India, February 19,2017

Day 7, Jodhpur

This has been a very fun day.  Suzanne and I had a leisurely morning (our 2nd in a row, yippee) with a 9:30 am pick up by Paramjeet ‘highest success’. Suzanne and I both like Paramjeet immensely. He is helpful, but because he is a driver and not a guide, we are able to make our own decisions. The guides were great and full of information, but they have a routine and a certain way they like to do things. So, giddy with our freedom, we went to Maharani spices in the old city. The gentleman running the shop was very helpful. We bought some unusual and sumptuous smelling spice combinations.  The spice shop was just a short distance from the Sardar market with it’s century old clock tower (you can see the fort to the left).


The market is set up from around 10 am to 8 pm. Taking our life in our hands we crossed an intersection to take a look as they were just setting up for the day. Our good luck, because the hawkers weren’t on their game yet. The hawkers are young street kids that get paid to direct you to certain shops, where you then are charged 3 to 4 times the normal amount for your purchases.  Everyone has warned us to not engage with them.

Like chickens are ubiquitous in Hawaii, cattle are ubiquitous in India.  In fact we have seen an amazing amount of free ranging wildlild in urban India.
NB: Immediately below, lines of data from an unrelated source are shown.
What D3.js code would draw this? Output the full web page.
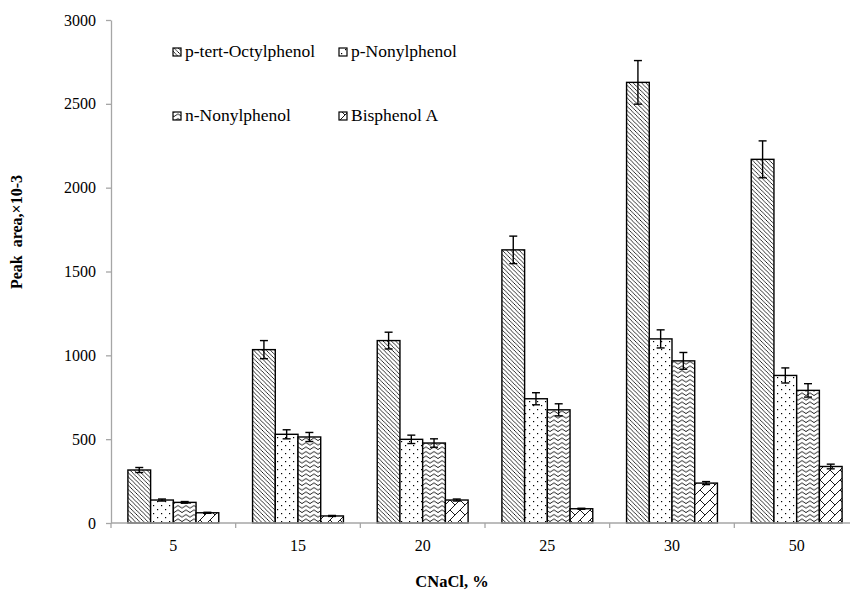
<!DOCTYPE html>
<html>
<head>
<meta charset="utf-8">
<script src="https://cdn.jsdelivr.net/npm/d3@7"></script>
<style>
  body { margin: 0; background: #fff; }
  svg text { font-family: "Liberation Serif", "Times New Roman", serif !important; fill: #000; }
</style>
</head>
<body>
<div id="chart"></div>
<script>
const categories = ["5", "15", "20", "25", "30", "50"];
const seriesNames = ["p-tert-Octylphenol", "p-Nonylphenol", "n-Nonylphenol", "Bisphenol A"];
const octylphenol = [316, 1034, 1088, 1629, 2628, 2169];
const pNonylphenol = [137, 529, 499, 741, 1098, 880];
const nNonylphenol = [123, 513, 477, 675, 967, 791];
const bisphenolA = [61, 42, 137, 85, 238, 337];
const octylphenolErr = [15, 54, 50, 82, 130, 110];
const pNonylphenolErr = [6, 27, 25, 36, 54, 45];
const nNonylphenolErr = [5, 27, 25, 36, 50, 40];
const bisphenolAErr = [3, 3, 6, 3, 9, 14];
const yTicks = [0, 500, 1000, 1500, 2000, 2500, 3000];

const serif = "'Liberation Serif', 'Times New Roman', serif";

let width = 850,
    height = 590,
    margin = ({ top: 20, right: -9, bottom: 67, left: 111 });

const svg = d3.select("#chart")
  .append("svg")
  .attr("width", width)
  .attr("height", height)
  .attr("font-family", serif);

// fill patterns, one per series
const defs = svg.append("defs");

let p = defs.append("pattern").attr("id", "pat0")
  .attr("patternUnits", "userSpaceOnUse").attr("width", 4.2).attr("height", 4.2);
p.append("rect").attr("width", 4.2).attr("height", 4.2).attr("fill", "#fff");
p.append("path").attr("d", "M-1,-1 L5.2,5.2 M-1,3.2 L1,5.2 M3.2,-1 L5.2,1")
  .attr("stroke", "#000").attr("stroke-width", 0.8);

p = defs.append("pattern").attr("id", "pat1")
  .attr("patternUnits", "userSpaceOnUse").attr("width", 8).attr("height", 8);
p.append("rect").attr("width", 8).attr("height", 8).attr("fill", "#fff");
p.append("rect").attr("x", 1).attr("y", 1).attr("width", 1.2).attr("height", 1.2).attr("fill", "#000");
p.append("rect").attr("x", 5).attr("y", 5).attr("width", 1.2).attr("height", 1.2).attr("fill", "#000");

p = defs.append("pattern").attr("id", "pat2")
  .attr("patternUnits", "userSpaceOnUse").attr("width", 8).attr("height", 4.5);
p.append("rect").attr("width", 8).attr("height", 4.5).attr("fill", "#fff");
p.append("path").attr("d", "M0,2.8 Q2,0.2 4,2.8 T8,2.8")
  .attr("fill", "none").attr("stroke", "#000").attr("stroke-width", 0.9);

p = defs.append("pattern").attr("id", "pat3")
  .attr("patternUnits", "userSpaceOnUse").attr("width", 10).attr("height", 10);
p.append("rect").attr("width", 10).attr("height", 10).attr("fill", "#fff");
p.append("path").attr("d", "M-1,11 L11,-1 M0,0 L5,5 M-1,1 L0,0 M10,10 L11,11")
  .attr("stroke", "#000").attr("stroke-width", 0.9);

const values = [octylphenol, pNonylphenol, nNonylphenol, bisphenolA];
const errors = [octylphenolErr, pNonylphenolErr, nNonylphenolErr, bisphenolAErr];

let data = [];
categories.forEach((c, i) => {
  seriesNames.forEach((s, j) => {
    data.push({ cat: c, series: s, k: j, value: values[j][i], err: errors[j][i] });
  });
});

let x = d3.scaleBand()
  .domain(categories)
  .range([margin.left, width - margin.right]);

let step = x.bandwidth();
let xs = d3.scaleBand()
  .domain(seriesNames)
  .range([16.9, step - 16.9]);

let y = d3.scaleLinear()
  .domain([0, 3000])
  .range([height - margin.bottom, margin.top]);

// y axis
const yAxis = svg.append("g")
  .attr("transform", `translate(${margin.left},0)`)
  .call(d3.axisLeft(y)
    .tickValues(yTicks)
    .tickFormat(d3.format("d"))
    .tickSize(5)
    .tickSizeOuter(0)
    .tickPadding(10));
yAxis.attr("font-family", serif).attr("font-size", 16);
yAxis.select(".domain").attr("stroke", "#a6a6a6").attr("stroke-width", 1.3);
yAxis.selectAll(".tick line").attr("stroke", "#a6a6a6").attr("stroke-width", 1.3);

// bars
svg.append("g")
  .selectAll("rect")
  .data(data)
  .join("rect")
  .attr("x", d => x(d.cat) + xs(d.series))
  .attr("y", d => y(d.value))
  .attr("width", xs.bandwidth())
  .attr("height", d => y(0) - y(d.value))
  .attr("fill", d => `url(#pat${d.k})`)
  .attr("stroke", "#000")
  .attr("stroke-width", 1.4);

// x axis (category boundaries as ticks)
const xAxisG = svg.append("g")
  .attr("transform", `translate(0,${y(0)})`);
xAxisG.append("line")
  .attr("x1", margin.left).attr("x2", width - margin.right)
  .attr("stroke", "#a6a6a6").attr("stroke-width", 1.3);
xAxisG.selectAll(".xt")
  .data(categories)
  .join("line")
  .attr("x1", d => x(d)).attr("x2", d => x(d))
  .attr("y1", 0).attr("y2", 5)
  .attr("stroke", "#a6a6a6").attr("stroke-width", 1.3);
xAxisG.selectAll(".xl")
  .data(categories)
  .join("text")
  .attr("x", d => x(d) + step / 2)
  .attr("y", 28)
  .attr("text-anchor", "middle")
  .attr("font-size", 16)
  .text(d => d);

// error bars
const eb = svg.append("g").attr("stroke", "#000").attr("stroke-width", 1.4);
for (let d of data) {
  let cx = x(d.cat) + xs(d.series) + xs.bandwidth() / 2;
  let hi = y(d.value + d.err), lo = y(d.value - d.err);
  eb.append("line").attr("x1", cx).attr("x2", cx).attr("y1", hi).attr("y2", lo);
  eb.append("line").attr("x1", cx - 4).attr("x2", cx + 4).attr("y1", hi).attr("y2", hi);
  eb.append("line").attr("x1", cx - 4).attr("x2", cx + 4).attr("y1", lo).attr("y2", lo);
}

// legend
const legendPos = [[173, 48], [339, 48], [173, 112], [339, 112]];
seriesNames.forEach((s, j) => {
  let [lx, ly] = legendPos[j];
  svg.append("rect")
    .attr("x", lx).attr("y", ly).attr("width", 8).attr("height", 8)
    .attr("fill", `url(#pat${j})`).attr("stroke", "#000").attr("stroke-width", 1.2);
  svg.append("text")
    .attr("x", lx + 12).attr("y", ly + 9)
    .attr("font-size", 17.5)
    .text(s);
});

// axis titles
svg.append("text")
  .attr("transform", `translate(22,232) rotate(-90)`)
  .attr("text-anchor", "middle")
  .attr("font-size", 16)
  .attr("font-weight", "bold")
  .style("white-space", "pre")
  .text("Peak  area,×10-3");

svg.append("text")
  .attr("x", 452)
  .attr("y", 587)
  .attr("text-anchor", "middle")
  .attr("font-size", 16.5)
  .attr("font-weight", "bold")
  .text("CNaCl, %");
</script>
</body>
</html>
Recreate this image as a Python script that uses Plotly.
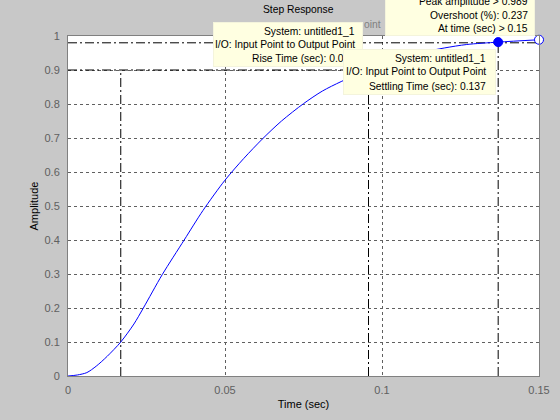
import plotly.graph_objects as go

# ---------------- data ----------------
time = [0, 0.003, 0.006, 0.009, 0.0125, 0.0168, 0.021, 0.024, 0.030, 0.037,
        0.043, 0.050, 0.056, 0.062, 0.068, 0.075, 0.081, 0.087, 0.0957, 0.104,
        0.112, 0.120, 0.127, 0.137, 0.150]
amplitude = [0, 0.003, 0.010, 0.029, 0.058, 0.100, 0.153, 0.200, 0.298, 0.400,
             0.487, 0.576, 0.640, 0.698, 0.750, 0.801, 0.838, 0.866, 0.900, 0.928,
             0.950, 0.965, 0.975, 0.982, 0.989]

x_ticks = [0, 0.05, 0.1, 0.15]
x_tick_labels = ["0", "0.05", "0.1", "0.15"]
y_ticks = [0, 0.1, 0.2, 0.3, 0.4, 0.5, 0.6, 0.7, 0.8, 0.9, 1]
y_tick_labels = ["0", "0.1", "0.2", "0.3", "0.4", "0.5", "0.6", "0.7", "0.8", "0.9", "1"]

rise_levels = [0.1, 0.9]
rise_times = [0.0168, 0.0957]
settle_level = 0.98
settle_time = 0.137
settle_amp = 0.982
peak_time = 0.15
peak_amp = 0.989

peak_lines = ["Peak amplitude > 0.989", "Overshoot (%): 0.237", "At time (sec) > 0.15"]
rise_lines = ["System: untitled1_1", "I/O: Input Point to Output Point", "Rise Time (sec): 0.079"]
settle_lines = ["System: untitled1_1", "I/O: Input Point to Output Point", "Settling Time (sec): 0.137"]

# ---------------- layout geometry ----------------
W, H = 560, 420
L, R, T, B = 68, 21, 36, 44
PW, PH = W - L - R, H - T - B
FONT = "Liberation Sans, Arial, sans-serif"
DASHDOT = "9px,3px,2px,3px"


def px(x):
    return (x - L) / PW


def py(y):
    return (H - B - y) / PH


fig = go.Figure()

char_line = dict(color="black", width=1, dash=DASHDOT)
xmax = x_ticks[-1]
fig.add_trace(go.Scatter(x=[0, xmax], y=[settle_level, settle_level], mode="lines",
                         line=char_line, hoverinfo="skip"))
fig.add_trace(go.Scatter(x=[0, rise_times[1]], y=[rise_levels[1], rise_levels[1]], mode="lines",
                         line=char_line, hoverinfo="skip"))
for t in rise_times:
    fig.add_trace(go.Scatter(x=[t, t], y=[0, rise_levels[1]], mode="lines",
                             line=char_line, hoverinfo="skip"))
fig.add_trace(go.Scatter(x=[settle_time, settle_time], y=[0, settle_level], mode="lines",
                         line=char_line, hoverinfo="skip"))

fig.add_trace(go.Scatter(x=time, y=amplitude, mode="lines",
                         line=dict(color="#0000FF", width=1, shape="spline", smoothing=0.8)))

fig.add_trace(go.Scatter(x=[settle_time], y=[settle_amp], mode="markers",
                         marker=dict(color="#0000FF", size=9, line=dict(color="#0000FF", width=1)),
                         cliponaxis=False))
fig.add_trace(go.Scatter(x=[peak_time], y=[peak_amp], mode="markers",
                         marker=dict(color="white", size=9, line=dict(color="#0000FF", width=1)),
                         cliponaxis=False))

annotations = []
BOX_BG = "#FFFFE1"
BOX_BORDER = "#F4F4DC"


def add_box(x0, x1, y0, y1):
    annotations.append(dict(
        xref="paper", yref="paper", x=px(x0), y=py(y0), xanchor="left", yanchor="top",
        text=" ", showarrow=False, width=x1 - x0 - 2, height=y1 - y0 - 2,
        borderpad=0, borderwidth=1, bgcolor=BOX_BG, bordercolor=BOX_BORDER,
        font=dict(size=4)))


def add_lines(lines, xright, ycenters, color="black"):
    for s, yc in zip(lines, ycenters):
        annotations.append(dict(
            xref="paper", yref="paper", x=px(xright), y=py(yc), xanchor="right", yanchor="middle",
            text=s, showarrow=False, font=dict(family=FONT, size=10.3, color=color)))


# title as text
annotations.append(dict(xref="paper", yref="paper", x=px(298), y=py(9), xanchor="center",
                        yanchor="middle", text="Step Response", showarrow=False,
                        font=dict(family=FONT, size=10.3, color="black")))
# peak box (top clipped by window)
add_box(385, 535, -12, 36)
add_lines(peak_lines, 530, [2, 15, 28])
# partially hidden text behind
add_lines(["oint"], 383, [25], color="#808080")
# rise time box
add_box(213, 363, 22, 67)
add_lines(rise_lines, 357, [31, 44.5, 58.5])
# settling time box
add_box(343, 496, 49, 95)
add_lines(settle_lines, 488, [58.7, 72, 86])

fig.update_layout(
    width=W, height=H, autosize=False,
    margin=dict(l=L, r=R, t=T, b=B, pad=0, autoexpand=False),
    paper_bgcolor="#C8C8C8", plot_bgcolor="white",
    showlegend=False,
    font=dict(family=FONT, size=11, color="black"),
    annotations=annotations,
)
fig.update_xaxes(
    range=[0, xmax], tickvals=x_ticks, ticktext=x_tick_labels, automargin=False,
    showgrid=True, gridcolor="#606060", griddash="3px,3px", gridwidth=1,
    zeroline=False, showline=True, mirror=True, linecolor="#808080", linewidth=1,
    ticks="", tickfont=dict(family=FONT, size=11, color="#606060"), ticklabelstandoff=4,
    title=dict(text="Time (sec)", font=dict(family=FONT, size=11, color="black"), standoff=5),
)
fig.update_yaxes(
    range=[0, 1], tickvals=y_ticks, ticktext=y_tick_labels, automargin=False,
    showgrid=True, gridcolor="#606060", griddash="3px,3px", gridwidth=1,
    zeroline=False, showline=True, mirror=True, linecolor="#808080", linewidth=1,
    ticks="", tickfont=dict(family=FONT, size=11, color="#606060"), ticklabelstandoff=5,
    title=dict(text="Amplitude", font=dict(family=FONT, size=11, color="black"), standoff=3),
)

fig.write_html("out.html", config={"displayModeBar": False},
               post_script="document.body.style.margin='0';document.body.style.overflow='hidden';"
                           "document.body.style.background='#C8C8C8';")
img_0138After the market, Paramjeet took us to a wine shop. I almost had heart failure after figuring out what our hotel charged for a bottle of Jacob’s Creek Shiraz the other night.  The taxes were almost half the cost of the bottle.

We then drove up to the current Maharaja’s palace to get a closer look.  The hotel he added only has 55 rooms at approximately $824 night.  The rest is all his personal residence.


On our way down the hill from the palace, Paramjeet spotted three antelope on the hillside just off the highway.  They were climbing a sandstone cliff face and could have been mistaken for mountain goats.

img_0139Jodhpur is on the edge of the Thar desert, also known as the Great Indian Desert. The desert forms a natural boundary between India and Pakistan. Because of the complicated relationship with Pakistan and the border only 200 to 300 Kilometers from Jodhpur, there is a very large military presence in the city.  After India was partitioned by the British in 1947, three wars have been fought over the Kashmir between the two countries.


Paramjeet wanted to know if we would be interested in visiting a Guda Bishnoi village textile warehouse to look at their immense offerings of pillow cases, scarves, fabric, tunics, purses, and more, of course we would!

6 thoughts on “India, February 19,2017

  1. The nilgai antelope is also known as a blue cow and is considered good luck when spotted! Cattle? No, mother and father cow. She is the mother who feeds you after your own mother has stopped breast feeding you. Also very auspicious to see for all that they do. Looks like you’re getting a good tour of all that is India. Any temples yet? –Gail


  2. Your pictures are outstanding! I love your descriptions of your travels.
    I almost feel I am with you on your wonderful experience!!!!!